Electronic structure, optical and photocatalytic characteristics of van der Waals Al2SeTe/WSeTe heterostructure

Abstract

The escalating global energy crisis and environmental pollution highlight the urgent need for sustainable energy conversion technologies. Photocatalysis, inspired by natural photosynthesis, provides a promising route for solar-to-hydrogen production. Two-dimensional van der Waals (vdW) heterostructures, integrating monolayer semiconductors, offer enhanced photocatalytic efficiency through improved charge separation and tunable interfacial interactions.
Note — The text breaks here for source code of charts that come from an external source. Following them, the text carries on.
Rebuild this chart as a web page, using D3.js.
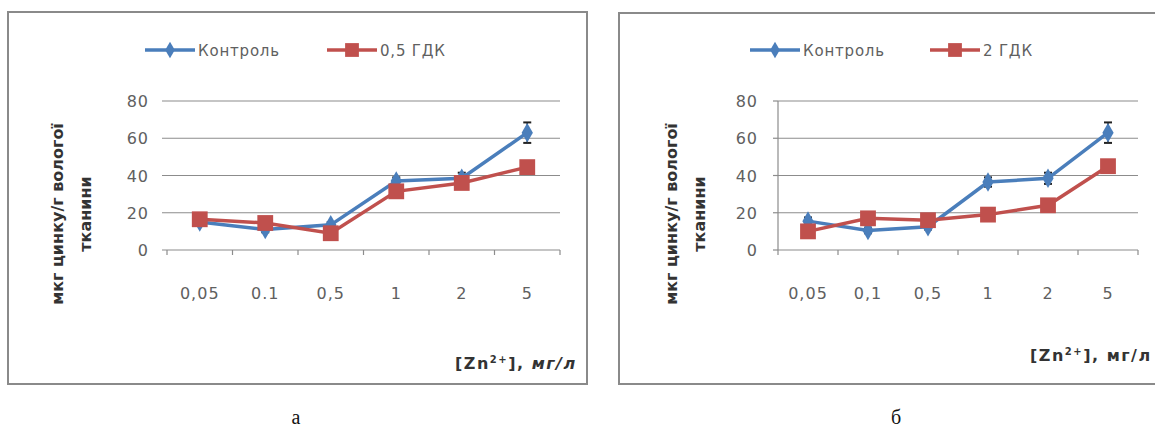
<!DOCTYPE html>
<html>
<head>
<meta charset="utf-8">
<script src="https://cdn.jsdelivr.net/npm/d3@7"></script>
<style>
  body { margin: 0; background: #fff; }
  svg { display: block; }
</style>
</head>
<body>
<div id="chart"></div>
<script>
// values
var yTicks = [0, 20, 40, 60, 80]
var categoriesA = ["0,05", "0.1", "0,5", "1", "2", "5"]
var controlA = [15, 11, 13.5, 37, 38.5, 63]
var controlAErr = [1.5, 1.5, 1.5, 2, 3, 5.5]
var gdkA = [16.5, 14.5, 9, 31.5, 36, 44.5]
var gdkAErr = [1, 1.5, 1, 2, 1.5, 2]

var categoriesB = ["0,05", "0,1", "0,5", "1", "2", "5"]
var controlB = [15.5, 10.5, 12.5, 36.5, 38.5, 63]
var controlBErr = [2, 1.5, 1.5, 2.5, 3, 5.5]
var gdkB = [10, 17, 16, 19, 24, 45]
var gdkBErr = [1.5, 1.5, 1.5, 1.5, 2, 3]

var legendA = ["Контроль", "0,5 ГДК"]
var legendB = ["Контроль", "2 ГДК"]
var captions = ["а", "б"]

var w = 1155
var h = 427
var blue = "#4a7ebb"
var red = "#c0504d"
var font = "'DejaVu Sans', sans-serif"

var svg = d3.select("#chart").append("svg").attr("width", w).attr("height", h)

function panel(opt) {
    var g = svg.append("g")

    g.append("rect")
        .attr("x", opt.frame[0]).attr("y", opt.frame[1])
        .attr("width", opt.frame[2]).attr("height", opt.frame[3])
        .attr("fill", "#fff").attr("stroke", "#8a8a8a").attr("stroke-width", 2)

    var yScale = d3.scaleLinear().domain([0, 80]).range([250, 101])
    var xScale = d3.scaleBand().domain(opt.categories).range(opt.xRange)

    // grid
    g.selectAll(".grid")
        .data(yTicks)
        .enter()
        .append("line")
        .attr("x1", opt.xRange[0] - (opt.axis ? 0 : 5))
        .attr("x2", opt.xRange[1])
        .attr("y1", function(d) { return yScale(d) })
        .attr("y2", function(d) { return yScale(d) })
        .attr("stroke", "#8c8c8c").attr("stroke-width", 1.2)

    g.selectAll(".ylab")
        .data(yTicks)
        .enter()
        .append("text")
        .attr("x", opt.yLabelX)
        .attr("y", function(d) { return yScale(d) + 6 })
        .attr("text-anchor", "end")
        .style("font-family", font).style("font-size", "16px").style("fill", "#606060")
        .style("letter-spacing", "1px")
        .text(function(d) { return d })

    if (opt.axis) {
        g.append("line")
            .attr("x1", opt.xRange[0]).attr("x2", opt.xRange[0])
            .attr("y1", yScale(80)).attr("y2", yScale(0))
            .attr("stroke", "#8c8c8c").attr("stroke-width", 1.2)
        g.selectAll(".ytk")
            .data(yTicks)
            .enter()
            .append("line")
            .attr("x1", opt.xRange[0] - 5).attr("x2", opt.xRange[0])
            .attr("y1", function(d) { return yScale(d) })
            .attr("y2", function(d) { return yScale(d) })
            .attr("stroke", "#8c8c8c").attr("stroke-width", 1.2)
    }

    // x ticks at band edges
    var edges = opt.categories.map(function(c) { return xScale(c) }).concat([opt.xRange[1]])
    g.selectAll(".xtk")
        .data(edges)
        .enter()
        .append("line")
        .attr("x1", function(d) { return d }).attr("x2", function(d) { return d })
        .attr("y1", yScale(0)).attr("y2", yScale(0) + 5)
        .attr("stroke", "#8c8c8c").attr("stroke-width", 1.2)

    g.selectAll(".xlab")
        .data(opt.categories)
        .enter()
        .append("text")
        .attr("x", function(d) { return xScale(d) + xScale.bandwidth() / 2 })
        .attr("y", 299)
        .attr("text-anchor", "middle")
        .style("font-family", font).style("font-size", "16px").style("fill", "#606060")
        .style("letter-spacing", "1px")
        .text(function(d) { return d })

    function cx(i) { return xScale(opt.categories[i]) + xScale.bandwidth() / 2 }

    var line = d3.line()
        .x(function(d, i) { return cx(i) })
        .y(function(d) { return yScale(d) })

    var series = [
        { values: opt.control, err: opt.controlErr, color: blue, shape: d3.symbolDiamond, size: 110 },
        { values: opt.gdk, err: opt.gdkErr, color: red, shape: d3.symbolSquare, size: 250 }
    ]

    series.forEach(function(s) {
        var eb = g.append("g")
        s.values.forEach(function(v, i) {
            eb.append("line")
                .attr("x1", cx(i)).attr("x2", cx(i))
                .attr("y1", yScale(v - s.err[i])).attr("y2", yScale(v + s.err[i]))
                .attr("stroke", "#222").attr("stroke-width", 1.5)
            ;[v - s.err[i], v + s.err[i]].forEach(function(e) {
                eb.append("line")
                    .attr("x1", cx(i) - 4).attr("x2", cx(i) + 4)
                    .attr("y1", yScale(e)).attr("y2", yScale(e))
                    .attr("stroke", "#222").attr("stroke-width", 2)
            })
        })
    })

    series.forEach(function(s) {
        g.append("path")
            .datum(s.values)
            .attr("d", line)
            .attr("fill", "none")
            .attr("stroke", s.color)
            .attr("stroke-width", 3.5)

        g.selectAll(null)
            .data(s.values)
            .enter()
            .append("path")
            .attr("d", d3.symbol().type(s.shape).size(s.size))
            .attr("transform", function(d, i) { return "translate(" + cx(i) + "," + yScale(d) + ")" })
            .attr("fill", s.color)
    })

    // legend
    var lg = g.append("g").attr("transform", "translate(" + opt.legendX + ",50)")
    var items = [
        { text: opt.legend[0], color: blue, shape: d3.symbolDiamond, size: 80, x: 0 },
        { text: opt.legend[1], color: red, shape: d3.symbolSquare, size: 190, x: opt.legendGap }
    ]
    items.forEach(function(it) {
        lg.append("line")
            .attr("x1", it.x).attr("x2", it.x + 50)
            .attr("y1", 0).attr("y2", 0)
            .attr("stroke", it.color).attr("stroke-width", 3.5)
        lg.append("path")
            .attr("d", d3.symbol().type(it.shape).size(it.size))
            .attr("transform", "translate(" + (it.x + 25) + ",0)")
            .attr("fill", it.color)
        lg.append("text")
            .attr("x", it.x + 53).attr("y", 6)
            .style("font-family", font).style("font-size", "15px").style("fill", "#606060")
            .style("letter-spacing", "0.8px")
            .text(it.text)
    })

    // y title
    var yt = g.append("text")
        .attr("transform", "translate(" + opt.yTitleX + ",214) rotate(-90)")
        .attr("text-anchor", "middle")
        .style("font-family", font).style("font-size", "16px")
        .style("font-weight", "bold").style("fill", "#333")
    yt.append("tspan").attr("x", 0).attr("y", 0).text("мкг цинку/г вологої")
    yt.append("tspan").attr("x", 0).attr("y", 28).text("тканини")

    // x title
    var xt = g.append("text")
        .attr("x", opt.xTitleX).attr("y", opt.xTitleY)
        .style("font-family", font).style("font-size", "16px")
        .style("font-weight", "bold").style("fill", "#333")
        .style("letter-spacing", "1.5px")
    xt.append("tspan").text("[Zn")
    xt.append("tspan").attr("dy", -6).style("font-size", "10px").text("2+")
    xt.append("tspan").attr("dy", 6).text("], ")
    xt.append("tspan").style("font-style", opt.italic ? "italic" : "normal").text("мг/л")

    svg.append("text")
        .attr("x", opt.captionX).attr("y", 424)
        .attr("text-anchor", "middle")
        .style("font-family", "'Liberation Serif', serif").style("font-size", "20px")
        .style("fill", "#111")
        .text(opt.caption)
}

panel({
    frame: [8, 12, 579, 372],
    categories: categoriesA, xRange: [167, 560],
    control: controlA, controlErr: controlAErr, gdk: gdkA, gdkErr: gdkAErr,
    legend: legendA, legendX: 145, legendGap: 182,
    yLabelX: 149, yTitleX: 63, axis: false,
    xTitleX: 455, xTitleY: 369, italic: true,
    caption: captions[0], captionX: 296
})

panel({
    frame: [619, 13, 600, 371],
    categories: categoriesB, xRange: [778, 1138],
    control: controlB, controlErr: controlBErr, gdk: gdkB, gdkErr: gdkBErr,
    legend: legendB, legendX: 750, legendGap: 180,
    yLabelX: 758, yTitleX: 677, axis: true,
    xTitleX: 1030, xTitleY: 361, italic: false,
    caption: captions[1], captionX: 896
})
</script>
</body>
</html>
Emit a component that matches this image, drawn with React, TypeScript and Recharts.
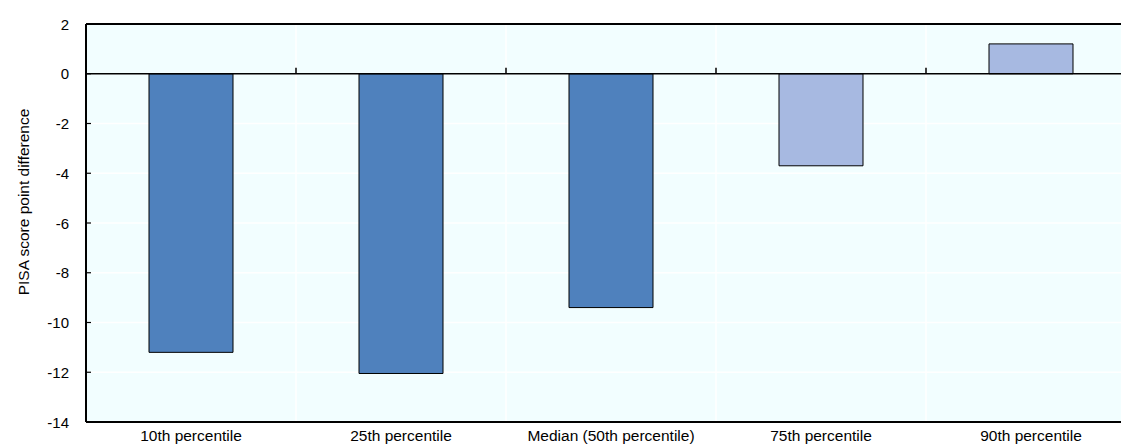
import React from "react";
import { BarChart, Bar, XAxis, YAxis, CartesianGrid, ReferenceLine, Cell } from "recharts";

const categories = [
  "10th percentile",
  "25th percentile",
  "Median (50th percentile)",
  "75th percentile",
  "90th percentile",
];
const values = [-11.2, -12.05, -9.4, -3.7, 1.2];
const significant = [true, true, true, false, false];
const yTicks = [2, 0, -2, -4, -6, -8, -10, -12, -14];

const data = categories.map((c, i) => ({ name: c, value: values[i], sig: significant[i] }));

const DARK = "#4F81BD";
const LIGHT = "#A7B9E1";
const FONT = "'Liberation Sans', Arial, sans-serif";

const YTick = (props: any) => {
  const { x, y, payload } = props;
  return (
    <g>
      <text x={x} y={y} textAnchor="end" dominantBaseline="central" fontSize={15} fontFamily={FONT} fill="#000">
        {payload.value}
      </text>
      <line x1={x + 17} x2={x + 22} y1={y} y2={y} stroke="#000" strokeWidth={1.2} />
    </g>
  );
};

const ZeroLine = (props: any) => {
  const { x1, x2, y1 } = props;
  const n = categories.length;
  const w = (x2 - x1) / n;
  const ticks = [];
  for (let i = 1; i < n; i++) {
    const tx = x1 + i * w;
    ticks.push(<line key={i} x1={tx} x2={tx} y1={y1} y2={y1 - 6} stroke="#000" strokeWidth={1.5} />);
  }
  return (
    <g>
      <line x1={x1} x2={x2} y1={y1} y2={y1} stroke="#000" strokeWidth={1.5} />
      {ticks}
    </g>
  );
};

const YLabel = (props: any) => {
  const { viewBox } = props;
  const cx = 15;
  const cy = viewBox.y + viewBox.height / 2 - 21;
  return (
    <text
      x={cx}
      y={cy}
      transform={`rotate(-90, ${cx}, ${cy})`}
      textAnchor="middle"
      dominantBaseline="central"
      fontSize={15.5}
      fontFamily={FONT}
      fill="#000"
    >
      PISA score point difference
    </text>
  );
};

export default function App() {
  return (
    <div style={{ position: "absolute", top: 8, left: 8, width: 1113, height: 437, overflow: "hidden" }}>
      <BarChart
        width={1140}
        height={437}
        data={data}
        margin={{ top: 16, right: 12, bottom: 0, left: 0 }}
        barCategoryGap="30%"
      >
        <CartesianGrid
          fill="#F2FEFF"
          stroke="#FFFFFF"
          strokeWidth={1.5}
          verticalCoordinatesGenerator={({ offset }: any) =>
            categories.slice(1).map((_, i) => offset.left + ((i + 1) * offset.width) / categories.length)
          }
        />
        <XAxis
          dataKey="name"
          height={23}
          tickLine={false}
          tickSize={0}
          tickMargin={8}
          axisLine={{ stroke: "#000", strokeWidth: 2 }}
          tick={{ fontSize: 15.5, fontFamily: FONT, fill: "#000" }}
          interval={0}
        />
        <YAxis
          domain={[-14, 2]}
          ticks={yTicks}
          width={78}
          tickLine={false}
          tickSize={0}
          tickMargin={17}
          axisLine={{ stroke: "#000", strokeWidth: 2 }}
          tick={<YTick />}
          interval={0}
          label={<YLabel />}
        />
        <ReferenceLine y={2} stroke="#000" strokeWidth={2} />
        <Bar dataKey="value" isAnimationActive={false} stroke="#000" strokeWidth={1}>
          {data.map((d, i) => (
            <Cell key={i} fill={d.sig ? DARK : LIGHT} />
          ))}
        </Bar>
        <ReferenceLine y={0} shape={<ZeroLine />} />
      </BarChart>
    </div>
  );
}
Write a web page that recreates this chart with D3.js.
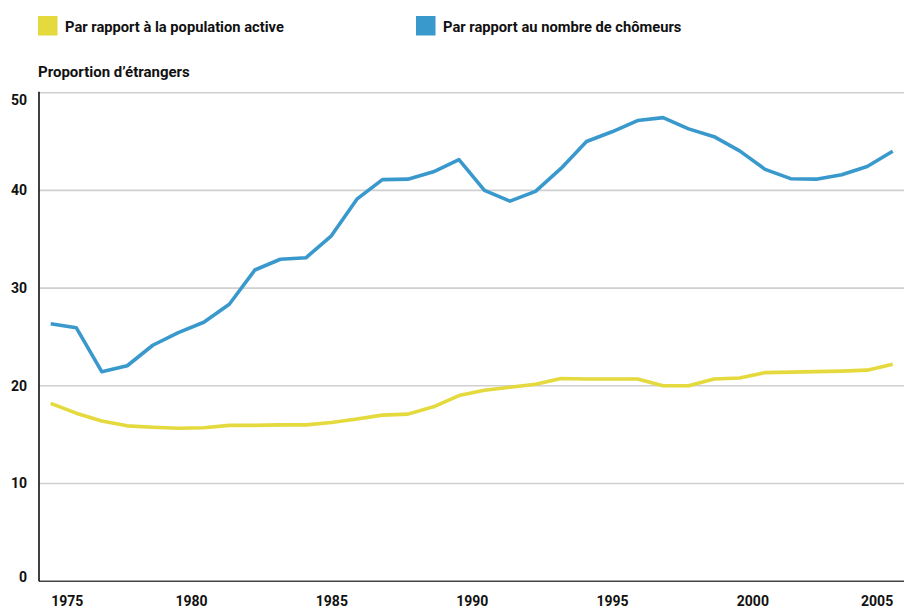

Using density functional theory, this study investigates the electronic, optical, and photocatalytic properties of Al₂SeTe, WSeTe monolayers, and their vdW heterostructure. Fermi-level alignment induces an internal electric field that facilitates efficient charge transfer while suppressing carrier recombination. The WSeTe/Al₂SeTe heterostructure exhibits thermodynamic stability and a type-I band alignment with an indirect band gap of 0.557 eV, suitable for overall water splitting at neutral pH. Moreover, biaxial strain effectively modulates its optoelectronic characteristics, offering tunability for energy applications. These results provide valuable insights into designing high-performance heterostructures for photocatalytic hydrogen generation.